さて、「隔離病棟」のなかに閉じ込められてどれくらいの事件が経過したか。ウィクスは目覚めた。
ベッドの上だった。ウィクスの身体には何本ものテューブやら測定機の端子やらが取り付けられていた。
隔離される前の記憶がよみがえってくると、ウィクスはここから脱出しなければならないと感じた。
彼は必死に身体に取り付けられた器具を引きちぎって、ベッドから起き出した。周囲を見ると、治療病棟というよりも隔離施設であることが一目瞭然だった。
ドタバタ四苦八苦、涙ぐましい奮闘・努力によって、ついにウィクスはMNUの施設から脱出した。
だが、厳重な監視設備やら多数の目撃情報によって、ウィクスの脱出はただちにMNU首脳の知るところとなった。
当然、政府以上の権限を持つMNUの追跡捕獲部隊――最新兵器で武装している――が出動した。
そして他方、これまたMNUが都合よく操作した情報が緊急テレヴィ・ニュウズで流され、ウィクスは「指名手配犯」となった。この社会の情報システムには、MNUの権力が全面的に浸透していて、政府よりもはるかに有効に民衆に対して情報や権威を伝達しているのだ。
だから、ウィクスは人目が集中する市街地には逃げ込むことはできなかった。今や、ウィクスは人類に脅威を与える敵となり、全人類はウィクスの敵となったのだ。
追いつめられた彼が逃げ込んだのは、エイリアンの居住区「第9地区」だった。
ウィクスはようやくクリストファーの住居にたどりついて、なぜ身体の一部がエイリアンの細胞に変異するようになったのか、どうすれば身体が元通りに戻るか尋ねた。
クリストファーは、ウィクスの身体細胞や器官がエイリアンへの突然変異したきたのは、あの小瓶に入っていた液体(燃料)が口や傷口から身体内に入ったためだ、と返答した。

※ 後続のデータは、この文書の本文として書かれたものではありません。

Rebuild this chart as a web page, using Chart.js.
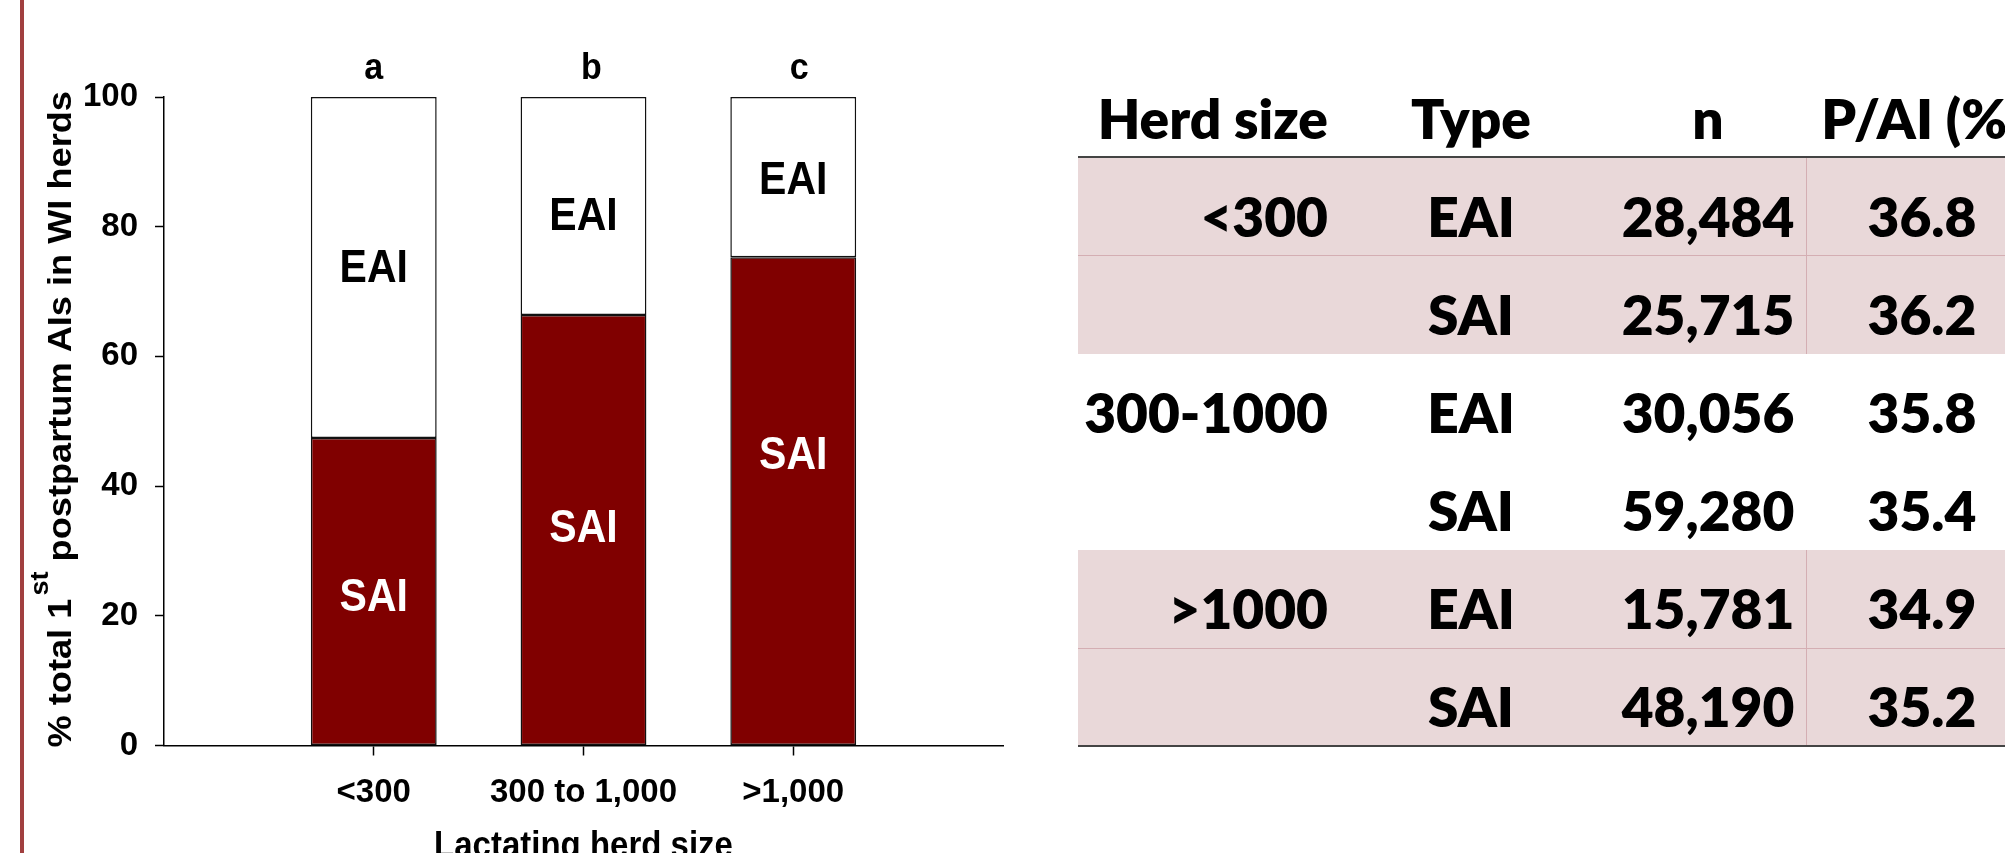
<!DOCTYPE html>
<html>
<head>
<meta charset="utf-8">
<script src="https://cdn.jsdelivr.net/npm/chart.js@4/dist/chart.umd.min.js"></script>
<style>
html,body{margin:0;padding:0;width:2005px;height:853px;overflow:hidden;background:#fff;}
#redline{position:absolute;left:20px;top:0;width:4px;height:853px;background:#a13f3f;}
#chartBox{position:absolute;left:0;top:0;width:1050px;height:853px;}
#tbl{position:absolute;left:0;top:0;width:2005px;height:853px;overflow:hidden;}
.cell{position:absolute;white-space:nowrap;font-family:Lato,"Open Sans",sans-serif;font-weight:800;color:#000;}
.band{position:absolute;background:#e9d8d9;}
.rule{position:absolute;}
</style>
</head>
<body>
<div id="redline"></div>
<div id="chartBox"><canvas id="c"></canvas></div>
<div id="tbl"></div>
<script>
// ---- chart data ----
const categories = ['<300', '300 to 1,000', '>1,000'];
const saiPct = [47.4, 66.4, 75.3];
const eaiPct = [52.6, 33.6, 24.7];
const sigLetters = ['a', 'b', 'c'];
const saiLabelAt = [23.2, 33.9, 45.2];
const eaiLabelAt = [74.0, 82.1, 87.6];
const yTickStep = 20;
const yMax = 100;
const xTitle = 'Lactating herd size';
const yTitleParts = ['% total 1', 'st', ' postpartum AIs in WI herds'];

// ---- table data ----
const tableHeaders = ['Herd size', 'Type', 'n', 'P/AI (%)'];
const herdSizes = ['<300', '', '300-1000', '', '>1000', ''];
const aiTypes = ['EAI', 'SAI', 'EAI', 'SAI', 'EAI', 'SAI'];
const nCounts = ['28,484', '25,715', '30,056', '59,280', '15,781', '48,190'];
const paiPct = ['36.8', '36.2', '35.8', '35.4', '34.9', '35.2'];

const ARIAL = '"Liberation Sans", Arial, Helvetica, sans-serif';
const letterNudge = [0, 8, 6]; // small horizontal nudges of the significance letters (px)

const overlay = {
  id: 'overlay',
  afterDraw(chart) {
    const ctx = chart.ctx, xs = chart.scales.x, ys = chart.scales.y;
    const txt = (t, px, cy, size, color, sy) => {
      ctx.save();
      ctx.font = `bold ${size}px ${ARIAL}`;
      ctx.fillStyle = color;
      ctx.textAlign = 'center';
      ctx.textBaseline = 'alphabetic';
      ctx.translate(px, cy + 0.358 * size * sy);
      ctx.scale(1, sy);
      ctx.fillText(t, 0, 0);
      ctx.restore();
    };
    categories.forEach((c, i) => {
      const px = xs.getPixelForValue(i + 1);
      txt('EAI', px, ys.getPixelForValue(eaiLabelAt[i]), 41, '#000', 1.12);
      txt('SAI', px, ys.getPixelForValue(saiLabelAt[i]), 41, '#fff', 1.12);
      ctx.save();
      ctx.font = `bold 34px ${ARIAL}`;
      ctx.fillStyle = '#000';
      ctx.textAlign = 'center';
      ctx.textBaseline = 'alphabetic';
      ctx.translate(px + letterNudge[i], ys.getPixelForValue(yMax) - 18);
      ctx.scale(1, 1.1);
      ctx.fillText(sigLetters[i], 0, 0);
      ctx.restore();
    });
    // x title
    ctx.save();
    ctx.font = `bold 33px ${ARIAL}`;
    ctx.fillStyle = '#000';
    ctx.textAlign = 'center';
    ctx.textBaseline = 'alphabetic';
    ctx.translate((xs.left + xs.right) / 2, 857);
    ctx.scale(1, 1.1);
    ctx.fillText(xTitle, 0, 0);
    ctx.restore();
    // y title with superscript
    ctx.save();
    const mainF = `bold 33.5px ${ARIAL}`, supF = `bold 25px ${ARIAL}`;
    ctx.font = mainF; const w1 = ctx.measureText(yTitleParts[0]).width;
    const w3 = ctx.measureText(yTitleParts[2]).width;
    ctx.font = supF; const w2 = ctx.measureText(yTitleParts[1]).width;
    const gap = 3;
    const W = w1 + w2 + w3 + gap;
    ctx.translate(70.5, (ys.top + ys.bottom) / 2 - 2);
    ctx.rotate(-Math.PI / 2);
    ctx.scale(1.08, 1);
    ctx.fillStyle = '#000';
    ctx.textAlign = 'left';
    ctx.textBaseline = 'alphabetic';
    let x0 = -W / 2;
    ctx.font = mainF; ctx.fillText(yTitleParts[0], x0, 0); x0 += w1 + gap;
    ctx.font = supF; ctx.fillText(yTitleParts[1], x0, -23); x0 += w2;
    ctx.font = mainF; ctx.fillText(yTitleParts[2], x0, 0);
    ctx.restore();
  }
};

new Chart(document.getElementById('c'), {
  type: 'bar',
  data: {
    labels: ['', ...categories, ''],
    datasets: [
      { label: 'SAI', data: [null, ...saiPct, null], backgroundColor: '#800000', borderColor: '#111', borderWidth: 1.5, borderSkipped: false },
      { label: 'EAI', data: [null, ...eaiPct, null], backgroundColor: '#ffffff', borderColor: '#111', borderWidth: 1.5, borderSkipped: false }
    ]
  },
  options: {
    responsive: true,
    maintainAspectRatio: false,
    animation: false,
    layout: { padding: { top: 97, right: 47, left: 0, bottom: 0 } },
    datasets: { bar: { categoryPercentage: 1, barPercentage: 0.6 } },
    plugins: { legend: { display: false }, tooltip: { enabled: false } },
    scales: {
      x: {
        stacked: true,
        offset: false,
        grid: { offset: false, drawOnChartArea: false, tickLength: 10, tickWidth: 1.5,
                tickColor: (c) => (c.index === 0 || c.index === categories.length + 1) ? 'rgba(0,0,0,0)' : '#000' },
        border: { color: '#000', width: 1.5 },
        ticks: { color: '#000', font: { family: ARIAL, weight: 'bold', size: 33 }, padding: 18, maxRotation: 0, autoSkip: false },
        afterFit: (s) => { s.height = 107.5; }
      },
      y: {
        stacked: true,
        min: 0, max: yMax,
        grid: { drawOnChartArea: false, tickLength: 9, tickWidth: 1.5, tickColor: '#000' },
        border: { color: '#000', width: 1.5 },
        ticks: { stepSize: yTickStep, color: '#000', font: { family: ARIAL, weight: 'bold', size: 33 }, padding: 17 },
        afterFit: (s) => { s.width = 164; }
      }
    }
  },
  plugins: [overlay]
});

// ---- table ----
(function buildTable() {
  const host = document.getElementById('tbl');
  const FS = 55, LH = 70;
  const mc = document.createElement('canvas').getContext('2d');
  mc.font = `800 ${FS}px Lato`;
  const m = mc.measureText('Hg');
  const A = m.fontBoundingBoxAscent, D = m.fontBoundingBoxDescent;
  const baseOff = (LH - (A + D)) / 2 + A;
  const left = 1078, headLine = 156.5, rowH = 98.15, firstBase = 236.7, headBase = 139.3;
  const cols = [
    { l: 1078, w: 250, a: 'right' },
    { l: 1333, w: 276, a: 'center' },
    { l: 1609, w: 198, a: 'center' },
    { l: 1807, w: 230, a: 'center' }
  ];
  const rowTop = (i) => headLine + 1 + rowH * i;
  const add = (cls, css) => { const d = document.createElement('div'); d.className = cls; Object.assign(d.style, css); host.appendChild(d); return d; };
  [[0, 2], [4, 6]].forEach(([a, b]) => {
    add('band', { left: left + 'px', top: rowTop(a) + 'px', width: (2005 - left) + 'px', height: (rowTop(b) - rowTop(a)) + 'px' });
    add('rule', { left: left + 'px', top: (rowTop(a + 1) - 0.5) + 'px', width: (2005 - left) + 'px', height: '1px', background: '#d4aeb3' });
    add('rule', { left: '1806px', top: rowTop(a) + 'px', width: '1px', height: (rowTop(b) - rowTop(a)) + 'px', background: '#d4aeb3' });
  });
  add('rule', { left: left + 'px', top: (headLine - 1) + 'px', width: (2005 - left) + 'px', height: '2px', background: '#444' });
  add('rule', { left: left + 'px', top: (rowTop(6) - 1) + 'px', width: (2005 - left) + 'px', height: '1.5px', background: '#444' });
  const cell = (t, col, base) => {
    const c = cols[col];
    add('cell', { left: c.l + 'px', width: c.w + 'px', textAlign: c.a, top: (base - baseOff) + 'px', height: LH + 'px', lineHeight: LH + 'px', fontSize: FS + 'px' }).textContent = t;
  };
  tableHeaders.forEach((h, j) => cell(h, j, headBase));
  for (let i = 0; i < aiTypes.length; i++) {
    const b = firstBase + rowH * i;
    cell(herdSizes[i], 0, b);
    cell(aiTypes[i], 1, b);
    cell(nCounts[i], 2, b);
    cell(paiPct[i], 3, b);
  }
})();
</script>
</body>
</html>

そして、あの小瓶はどこにあるのかと聞き返した。
ウィクスは、「MNUの施設内に保管されている」と答えた。
クリストファーは愕然とした。というのは、ウィクスが持っていれば、その燃料を宇宙艇に一滴でも注ぎ込むことができれば、上空に停止している巨大宇宙母船まで戻ることができるが、それができないからだ。
そして「母船に戻ることができれば、君に治療を施し元の身体に戻すことができるのに」と嘆いた。
「要するに、あの燃料があれば、ぼくの身体は元通りに戻せんるんだな。
よし、じゃあ2人でMNUに取り返しに行こう!」とウィクスは言い出した。
「だが待てよ……MNUに捕らえられれば、戻ってこられないな。
よし、君らの兵器をもって行こう。邪魔する者たちは撃ち倒せ!」
というわけで、ウィクスはやっと逃げ出してきた場所に決死の覚悟で戻ることになった。
2人はMNUの施設に忍び込んで燃料の小瓶を探し回った。
燃料は、ウィクスが閉じ込められていた場所の隣の「標本室」にあった。だが、そこには、エイリアンの胎児や解剖遺体の標本が陳列されていた。
「何と酷いことを…」というような悲しい表情で、クリストファーは自分の同類の標本を見つめていた。
「おい、何をしているんだ、逃げよう!」とウィクスは叫んで、逃げ出した。
クリストファーとウィクスの侵入と燃料の奪還がMNUに察知され、2人の逃避はすさまじい闘争になった。ともかく、2人はMNUの施設から脱出した。MNUは屈強の傭兵隊を出動させて、2人を追跡することになった。
ところが、ウィクスはMNUに追われるだけではなかった。
身体細胞がエイリアンのものに変異しつつあるウィクスは、MNUにとって貴重な実験材料であるばかりでなく、エイリアン居住区で闇の権力を拡張しつつある黒人ギャング=オバサンジョ団にとっても垂涎の的だった。彼らがエイリアンから買って溜め込んだ兵器は、ウィクスの手にかかれば操縦できるからだ。
こうして、ウィクスはMNUとギャング団の双方から駆り立てられるはめに陥った。